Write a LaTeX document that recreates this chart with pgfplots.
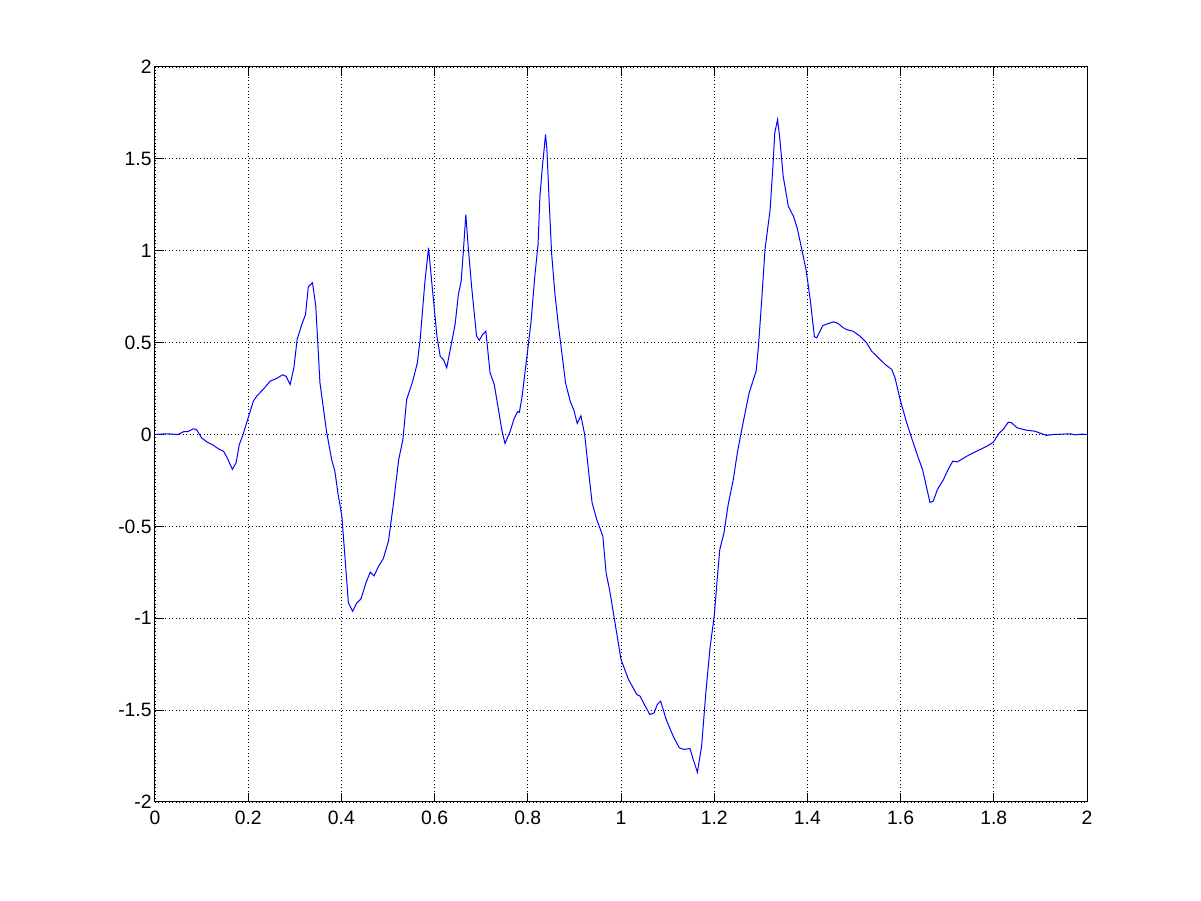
\documentclass[border=0pt]{standalone}
\usepackage{fontspec}
\setmainfont{Liberation Sans}
\usepackage{pgfplots}
\pgfplotsset{compat=1.18}

\begin{document}
\begin{tikzpicture}
\begin{axis}[
  scale only axis,
  width=699pt, height=551.25pt,
  xmin=0, xmax=2, ymin=-2, ymax=2,
  xtick={0,0.2,...,2},
  ytick={-2,-1.5,...,2},
  xticklabels={0,0.2,0.4,0.6,0.8,1,1.2,1.4,1.6,1.8,2},
  yticklabels={-2,-1.5,-1,-0.5,0,0.5,1,1.5,2},
  grid=major,
  major grid style={black, line width=0.6pt, dotted},
  axis line style={black, line width=0.75pt},
  major tick length=6.75pt,
  tick style={black, line width=0.75pt},
  tick align=inside,
  ticklabel style={font=\fontsize{14.5}{17}\selectfont},
  xticklabel style={yshift=-3pt},
  yticklabel style={xshift=1pt},
]
\addplot[color={rgb,1:red,0;green,0;blue,1}, line width=0.75pt] coordinates {
(0,0) (0.025,0.004) (0.050,0) (0.061,0.015) (0.071,0.016) (0.082,0.031)
(0.089,0.027) (0.100,-0.018) (0.111,-0.040) (0.125,-0.058) (0.136,-0.078)
(0.147,-0.091) (0.155,-0.127) (0.166,-0.190) (0.174,-0.154) (0.181,-0.054)
(0.189,0) (0.200,0.091) (0.211,0.181) (0.218,0.208) (0.232,0.245)
(0.247,0.290) (0.261,0.305) (0.274,0.325) (0.281,0.317) (0.290,0.272)
(0.298,0.363) (0.305,0.517) (0.315,0.599) (0.323,0.653) (0.329,0.804)
(0.338,0.826) (0.345,0.698) (0.354,0.281) (0.368,0.018) (0.379,-0.136)
(0.386,-0.200) (0.393,-0.327) (0.401,-0.445) (0.408,-0.680) (0.415,-0.916)
(0.424,-0.962) (0.433,-0.917) (0.442,-0.895) (0.453,-0.805) (0.462,-0.749)
(0.470,-0.770) (0.479,-0.721) (0.490,-0.675) (0.501,-0.580) (0.511,-0.389)
(0.523,-0.136) (0.532,-0.027) (0.540,0.190) (0.553,0.290) (0.563,0.390)
(0.569,0.517) (0.579,0.826) (0.587,1.016) (0.594,0.826) (0.605,0.535)
(0.612,0.426) (0.619,0.408) (0.626,0.363) (0.635,0.481) (0.644,0.599)
(0.651,0.762) (0.657,0.834) (0.662,1.007) (0.667,1.197) (0.672,1.025)
(0.680,0.789) (0.690,0.535) (0.696,0.513) (0.703,0.544) (0.710,0.562)
(0.719,0.336) (0.728,0.272) (0.737,0.136) (0.744,0.027) (0.751,-0.049)
(0.762,0.016) (0.770,0.082) (0.778,0.125) (0.782,0.121) (0.788,0.212)
(0.798,0.422) (0.807,0.615) (0.815,0.860) (0.822,1.034) (0.826,1.297)
(0.832,1.479) (0.835,1.551) (0.838,1.633) (0.841,1.551) (0.846,1.261)
(0.851,0.989) (0.858,0.771) (0.865,0.608) (0.873,0.445) (0.881,0.281)
(0.891,0.181) (0.899,0.131) (0.906,0.060) (0.914,0.102) (0.922,0)
(0.930,-0.190) (0.938,-0.372) (0.948,-0.463) (0.961,-0.553) (0.968,-0.753)
(0.976,-0.853) (0.986,-1.007) (1.000,-1.224) (1.016,-1.333) (1.034,-1.415)
(1.041,-1.424) (1.052,-1.479) (1.062,-1.524) (1.071,-1.515) (1.078,-1.469)
(1.085,-1.451) (1.097,-1.551) (1.112,-1.642) (1.125,-1.705) (1.135,-1.714)
(1.148,-1.709) (1.155,-1.769) (1.164,-1.838) (1.173,-1.696) (1.182,-1.406)
(1.191,-1.161) (1.200,-0.989) (1.207,-0.771) (1.212,-0.626) (1.221,-0.535)
(1.230,-0.381) (1.241,-0.245) (1.250,-0.093) (1.262,0.064) (1.275,0.227)
(1.290,0.345) (1.295,0.481) (1.302,0.735) (1.309,1.007) (1.320,1.224)
(1.326,1.460) (1.330,1.642) (1.336,1.714) (1.341,1.605) (1.348,1.406)
(1.359,1.242) (1.370,1.188) (1.378,1.125) (1.388,1.007) (1.397,0.898)
(1.406,0.735) (1.415,0.532) (1.420,0.526) (1.433,0.593) (1.445,0.604)
(1.456,0.613) (1.466,0.604) (1.477,0.581) (1.484,0.571) (1.498,0.562)
(1.513,0.535) (1.527,0.499) (1.538,0.453) (1.549,0.426) (1.567,0.381)
(1.581,0.354) (1.588,0.309) (1.599,0.190) (1.613,0.064) (1.624,-0.022)
(1.638,-0.127) (1.647,-0.190) (1.663,-0.370) (1.670,-0.363) (1.679,-0.299)
(1.692,-0.245) (1.702,-0.190) (1.712,-0.145) (1.722,-0.149) (1.742,-0.118)
(1.763,-0.091) (1.785,-0.064) (1.799,-0.042) (1.812,0.009) (1.820,0.027)
(1.831,0.067) (1.838,0.064) (1.850,0.036) (1.871,0.023) (1.888,0.018)
(1.913,-0.005) (1.928,0) (1.949,0.002) (1.964,0.004) (1.974,-0.002)
(1.989,0.002) (2.000,0)
};
\end{axis}
\path ([xshift=-116.25pt,yshift=-74.25pt]current axis.south west)
  rectangle ([xshift=85.5pt,yshift=50.25pt]current axis.north east);
\end{tikzpicture}
\end{document}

--------------------------------------------------

_Exercise_
Each line of the data is to be duplicated exactly; pictures stay out of the copy.

_Problem solution_
Write a LaTeX document that recreates this chart with pgfplots.
\documentclass[border=0pt]{standalone}
\usepackage{fontspec}
\setmainfont{Liberation Sans}
\usepackage{pgfplots}
\pgfplotsset{compat=1.18}

\begin{document}
\begin{tikzpicture}
\begin{axis}[
  scale only axis,
  width=699pt, height=551.25pt,
  xmin=0, xmax=2, ymin=-2, ymax=2,
  xtick={0,0.2,...,2},
  ytick={-2,-1.5,...,2},
  xticklabels={0,0.2,0.4,0.6,0.8,1,1.2,1.4,1.6,1.8,2},
  yticklabels={-2,-1.5,-1,-0.5,0,0.5,1,1.5,2},
  grid=major,
  major grid style={black, line width=0.6pt, dotted},
  axis line style={black, line width=0.75pt},
  major tick length=6.75pt,
  tick style={black, line width=0.75pt},
  tick align=inside,
  ticklabel style={font=\fontsize{14.5}{17}\selectfont},
  xticklabel style={yshift=-3pt},
  yticklabel style={xshift=1pt},
]
\addplot[color={rgb,1:red,0;green,0;blue,1}, line width=0.75pt] coordinates {
(0,0) (0.025,0.004) (0.050,0) (0.061,0.015) (0.071,0.016) (0.082,0.031)
(0.089,0.027) (0.100,-0.018) (0.111,-0.040) (0.125,-0.058) (0.136,-0.078)
(0.147,-0.091) (0.155,-0.127) (0.166,-0.190) (0.174,-0.154) (0.181,-0.054)
(0.189,0) (0.200,0.091) (0.211,0.181) (0.218,0.208) (0.232,0.245)
(0.247,0.290) (0.261,0.305) (0.274,0.325) (0.281,0.317) (0.290,0.272)
(0.298,0.363) (0.305,0.517) (0.315,0.599) (0.323,0.653) (0.329,0.804)
(0.338,0.826) (0.345,0.698) (0.354,0.281) (0.368,0.018) (0.379,-0.136)
(0.386,-0.200) (0.393,-0.327) (0.401,-0.445) (0.408,-0.680) (0.415,-0.916)
(0.424,-0.962) (0.433,-0.917) (0.442,-0.895) (0.453,-0.805) (0.462,-0.749)
(0.470,-0.770) (0.479,-0.721) (0.490,-0.675) (0.501,-0.580) (0.511,-0.389)
(0.523,-0.136) (0.532,-0.027) (0.540,0.190) (0.553,0.290) (0.563,0.390)
(0.569,0.517) (0.579,0.826) (0.587,1.016) (0.594,0.826) (0.605,0.535)
(0.612,0.426) (0.619,0.408) (0.626,0.363) (0.635,0.481) (0.644,0.599)
(0.651,0.762) (0.657,0.834) (0.662,1.007) (0.667,1.197) (0.672,1.025)
(0.680,0.789) (0.690,0.535) (0.696,0.513) (0.703,0.544) (0.710,0.562)
(0.719,0.336) (0.728,0.272) (0.737,0.136) (0.744,0.027) (0.751,-0.049)
(0.762,0.016) (0.770,0.082) (0.778,0.125) (0.782,0.121) (0.788,0.212)
(0.798,0.422) (0.807,0.615) (0.815,0.860) (0.822,1.034) (0.826,1.297)
(0.832,1.479) (0.835,1.551) (0.838,1.633) (0.841,1.551) (0.846,1.261)
(0.851,0.989) (0.858,0.771) (0.865,0.608) (0.873,0.445) (0.881,0.281)
(0.891,0.181) (0.899,0.131) (0.906,0.060) (0.914,0.102) (0.922,0)
(0.930,-0.190) (0.938,-0.372) (0.948,-0.463) (0.961,-0.553) (0.968,-0.753)
(0.976,-0.853) (0.986,-1.007) (1.000,-1.224) (1.016,-1.333) (1.034,-1.415)
(1.041,-1.424) (1.052,-1.479) (1.062,-1.524) (1.071,-1.515) (1.078,-1.469)
(1.085,-1.451) (1.097,-1.551) (1.112,-1.642) (1.125,-1.705) (1.135,-1.714)
(1.148,-1.709) (1.155,-1.769) (1.164,-1.838) (1.173,-1.696) (1.182,-1.406)
(1.191,-1.161) (1.200,-0.989) (1.207,-0.771) (1.212,-0.626) (1.221,-0.535)
(1.230,-0.381) (1.241,-0.245) (1.250,-0.093) (1.262,0.064) (1.275,0.227)
(1.290,0.345) (1.295,0.481) (1.302,0.735) (1.309,1.007) (1.320,1.224)
(1.326,1.460) (1.330,1.642) (1.336,1.714) (1.341,1.605) (1.348,1.406)
(1.359,1.242) (1.370,1.188) (1.378,1.125) (1.388,1.007) (1.397,0.898)
(1.406,0.735) (1.415,0.532) (1.420,0.526) (1.433,0.593) (1.445,0.604)
(1.456,0.613) (1.466,0.604) (1.477,0.581) (1.484,0.571) (1.498,0.562)
(1.513,0.535) (1.527,0.499) (1.538,0.453) (1.549,0.426) (1.567,0.381)
(1.581,0.354) (1.588,0.309) (1.599,0.190) (1.613,0.064) (1.624,-0.022)
(1.638,-0.127) (1.647,-0.190) (1.663,-0.370) (1.670,-0.363) (1.679,-0.299)
(1.692,-0.245) (1.702,-0.190) (1.712,-0.145) (1.722,-0.149) (1.742,-0.118)
(1.763,-0.091) (1.785,-0.064) (1.799,-0.042) (1.812,0.009) (1.820,0.027)
(1.831,0.067) (1.838,0.064) (1.850,0.036) (1.871,0.023) (1.888,0.018)
(1.913,-0.005) (1.928,0) (1.949,0.002) (1.964,0.004) (1.974,-0.002)
(1.989,0.002) (2.000,0)
};
\end{axis}
\path ([xshift=-116.25pt,yshift=-74.25pt]current axis.south west)
  rectangle ([xshift=85.5pt,yshift=50.25pt]current axis.north east);
\end{tikzpicture}
\end{document}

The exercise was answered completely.